## Description of the task:
Pictures excluded, return the lines below from the first through the line holding "from bokeh.core.properties import value".

◇ ◇ ◇ ◇ ◇

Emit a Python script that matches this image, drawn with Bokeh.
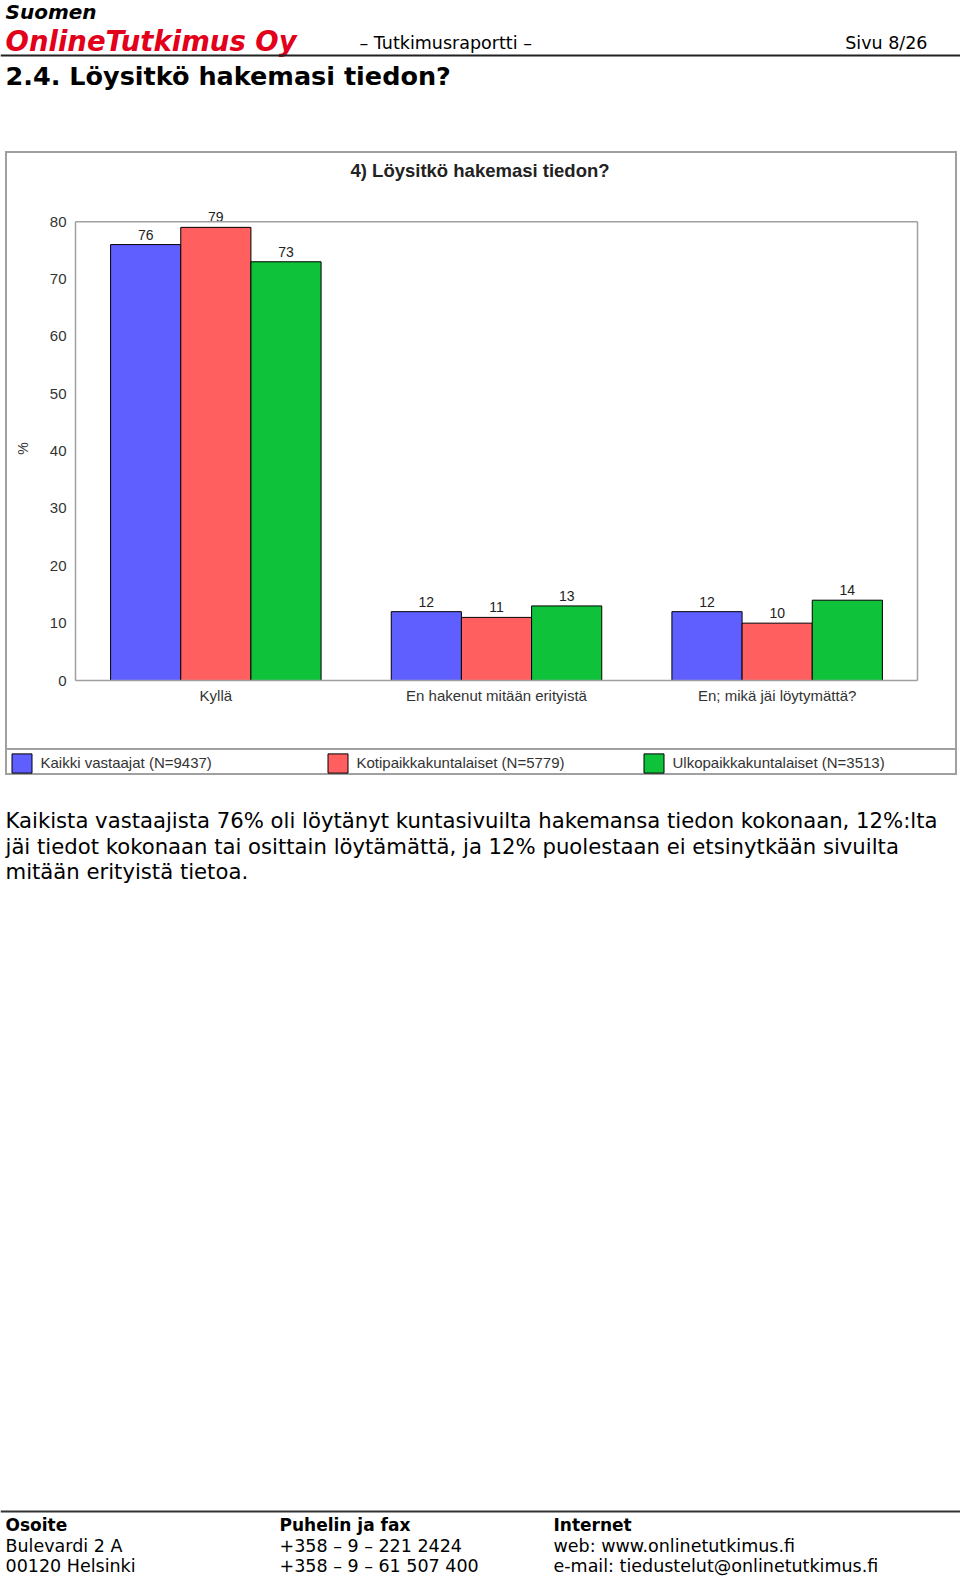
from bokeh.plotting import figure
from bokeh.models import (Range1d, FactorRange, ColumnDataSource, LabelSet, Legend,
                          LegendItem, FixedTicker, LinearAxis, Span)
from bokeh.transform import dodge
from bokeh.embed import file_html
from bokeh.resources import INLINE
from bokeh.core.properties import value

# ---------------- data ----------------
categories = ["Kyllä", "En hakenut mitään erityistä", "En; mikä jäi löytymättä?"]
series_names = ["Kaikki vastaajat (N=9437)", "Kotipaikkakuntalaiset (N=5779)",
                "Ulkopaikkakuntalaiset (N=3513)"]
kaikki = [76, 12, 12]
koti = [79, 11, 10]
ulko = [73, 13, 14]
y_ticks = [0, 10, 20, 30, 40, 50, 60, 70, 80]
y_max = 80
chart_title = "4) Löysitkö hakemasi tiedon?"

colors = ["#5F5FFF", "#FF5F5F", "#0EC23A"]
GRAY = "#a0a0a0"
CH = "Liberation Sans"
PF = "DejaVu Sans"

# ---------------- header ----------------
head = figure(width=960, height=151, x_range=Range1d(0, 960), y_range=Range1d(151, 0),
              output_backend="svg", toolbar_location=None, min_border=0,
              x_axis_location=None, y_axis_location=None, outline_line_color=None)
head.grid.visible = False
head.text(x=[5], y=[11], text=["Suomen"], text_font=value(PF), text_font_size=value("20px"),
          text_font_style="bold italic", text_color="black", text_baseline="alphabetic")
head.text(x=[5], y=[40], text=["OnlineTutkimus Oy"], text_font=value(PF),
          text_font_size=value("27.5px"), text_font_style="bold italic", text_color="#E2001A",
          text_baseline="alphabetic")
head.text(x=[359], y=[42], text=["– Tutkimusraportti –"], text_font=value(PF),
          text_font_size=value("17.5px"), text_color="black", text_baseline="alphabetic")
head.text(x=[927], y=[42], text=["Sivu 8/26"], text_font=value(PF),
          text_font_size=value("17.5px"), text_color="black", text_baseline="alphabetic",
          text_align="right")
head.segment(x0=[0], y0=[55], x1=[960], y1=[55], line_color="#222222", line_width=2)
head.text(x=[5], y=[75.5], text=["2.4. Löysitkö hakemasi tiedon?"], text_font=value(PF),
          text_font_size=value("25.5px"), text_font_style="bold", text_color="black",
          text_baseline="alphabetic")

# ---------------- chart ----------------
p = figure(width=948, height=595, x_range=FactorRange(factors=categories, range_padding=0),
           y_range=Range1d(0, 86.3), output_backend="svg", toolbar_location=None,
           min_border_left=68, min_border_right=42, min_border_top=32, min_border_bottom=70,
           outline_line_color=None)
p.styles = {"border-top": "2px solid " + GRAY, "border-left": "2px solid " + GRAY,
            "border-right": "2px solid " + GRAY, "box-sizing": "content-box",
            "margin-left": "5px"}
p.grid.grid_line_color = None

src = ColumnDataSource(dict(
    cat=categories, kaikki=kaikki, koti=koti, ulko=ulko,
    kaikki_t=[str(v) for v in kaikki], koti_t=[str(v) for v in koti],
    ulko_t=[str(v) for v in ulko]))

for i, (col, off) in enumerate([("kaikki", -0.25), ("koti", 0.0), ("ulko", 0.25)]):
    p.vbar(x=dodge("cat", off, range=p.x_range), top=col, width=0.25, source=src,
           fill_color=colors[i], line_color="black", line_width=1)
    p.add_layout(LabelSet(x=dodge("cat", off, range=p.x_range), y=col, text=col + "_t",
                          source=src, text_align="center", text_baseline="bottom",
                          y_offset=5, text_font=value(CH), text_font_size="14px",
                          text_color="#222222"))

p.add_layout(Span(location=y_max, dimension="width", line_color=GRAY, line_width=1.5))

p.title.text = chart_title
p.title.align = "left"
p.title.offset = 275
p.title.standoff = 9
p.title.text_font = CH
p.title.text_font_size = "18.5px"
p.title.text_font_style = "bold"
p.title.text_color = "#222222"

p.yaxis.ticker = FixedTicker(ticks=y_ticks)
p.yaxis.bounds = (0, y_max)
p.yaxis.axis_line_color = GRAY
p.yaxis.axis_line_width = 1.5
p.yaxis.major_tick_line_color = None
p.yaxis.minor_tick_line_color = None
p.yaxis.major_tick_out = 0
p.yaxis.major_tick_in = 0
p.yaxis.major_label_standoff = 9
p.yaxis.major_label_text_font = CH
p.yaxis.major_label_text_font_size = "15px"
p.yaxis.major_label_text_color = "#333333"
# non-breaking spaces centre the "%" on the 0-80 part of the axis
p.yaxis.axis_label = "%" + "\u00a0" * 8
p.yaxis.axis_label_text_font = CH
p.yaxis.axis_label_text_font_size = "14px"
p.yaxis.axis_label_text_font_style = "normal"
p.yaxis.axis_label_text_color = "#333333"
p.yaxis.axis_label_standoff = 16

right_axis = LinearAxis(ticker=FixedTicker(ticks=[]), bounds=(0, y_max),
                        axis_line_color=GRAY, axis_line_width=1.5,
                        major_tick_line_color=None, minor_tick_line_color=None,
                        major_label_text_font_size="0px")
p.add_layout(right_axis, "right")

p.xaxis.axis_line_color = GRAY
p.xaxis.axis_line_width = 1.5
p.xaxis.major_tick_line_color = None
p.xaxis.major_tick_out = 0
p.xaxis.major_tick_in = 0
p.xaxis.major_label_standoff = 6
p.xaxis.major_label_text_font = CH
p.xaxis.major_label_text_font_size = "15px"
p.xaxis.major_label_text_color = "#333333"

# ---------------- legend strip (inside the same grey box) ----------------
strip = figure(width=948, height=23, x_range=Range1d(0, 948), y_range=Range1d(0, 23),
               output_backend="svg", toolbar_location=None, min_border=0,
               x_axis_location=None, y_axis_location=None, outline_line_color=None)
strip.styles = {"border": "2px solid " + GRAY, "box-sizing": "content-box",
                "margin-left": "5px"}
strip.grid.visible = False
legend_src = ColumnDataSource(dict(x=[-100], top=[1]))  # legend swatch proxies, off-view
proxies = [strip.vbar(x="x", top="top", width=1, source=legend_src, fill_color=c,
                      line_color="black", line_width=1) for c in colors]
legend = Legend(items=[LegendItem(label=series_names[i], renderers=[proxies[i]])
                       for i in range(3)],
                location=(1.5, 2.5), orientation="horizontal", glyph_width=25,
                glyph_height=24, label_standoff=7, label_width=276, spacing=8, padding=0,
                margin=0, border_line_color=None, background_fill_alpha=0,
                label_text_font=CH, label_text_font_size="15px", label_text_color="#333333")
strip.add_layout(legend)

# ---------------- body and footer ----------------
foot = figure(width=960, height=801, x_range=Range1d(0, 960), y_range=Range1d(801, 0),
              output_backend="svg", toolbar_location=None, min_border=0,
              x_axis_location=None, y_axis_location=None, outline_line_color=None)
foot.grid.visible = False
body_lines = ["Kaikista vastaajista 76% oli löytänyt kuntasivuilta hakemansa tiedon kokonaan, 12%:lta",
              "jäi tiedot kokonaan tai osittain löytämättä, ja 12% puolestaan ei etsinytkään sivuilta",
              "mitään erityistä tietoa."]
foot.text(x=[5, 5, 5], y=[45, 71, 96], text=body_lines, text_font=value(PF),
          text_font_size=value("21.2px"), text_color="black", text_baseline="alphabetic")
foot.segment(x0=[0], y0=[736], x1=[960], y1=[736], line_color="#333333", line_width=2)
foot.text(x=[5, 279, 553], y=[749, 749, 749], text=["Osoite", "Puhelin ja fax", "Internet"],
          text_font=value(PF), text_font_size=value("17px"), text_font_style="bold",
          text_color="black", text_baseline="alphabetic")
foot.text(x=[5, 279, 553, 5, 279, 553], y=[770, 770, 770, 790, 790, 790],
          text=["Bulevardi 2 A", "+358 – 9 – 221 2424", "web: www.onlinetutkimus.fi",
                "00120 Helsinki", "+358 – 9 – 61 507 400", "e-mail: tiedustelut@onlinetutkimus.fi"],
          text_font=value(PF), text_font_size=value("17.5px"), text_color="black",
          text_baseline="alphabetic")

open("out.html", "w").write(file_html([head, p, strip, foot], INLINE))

◇ ◇ ◇ ◇ ◇

## Full output:
Emit a Python script that matches this image, drawn with Bokeh.
from bokeh.plotting import figure
from bokeh.models import (Range1d, FactorRange, ColumnDataSource, LabelSet, Legend,
                          LegendItem, FixedTicker, LinearAxis, Span)
from bokeh.transform import dodge
from bokeh.embed import file_html
from bokeh.resources import INLINE
from bokeh.core.properties import value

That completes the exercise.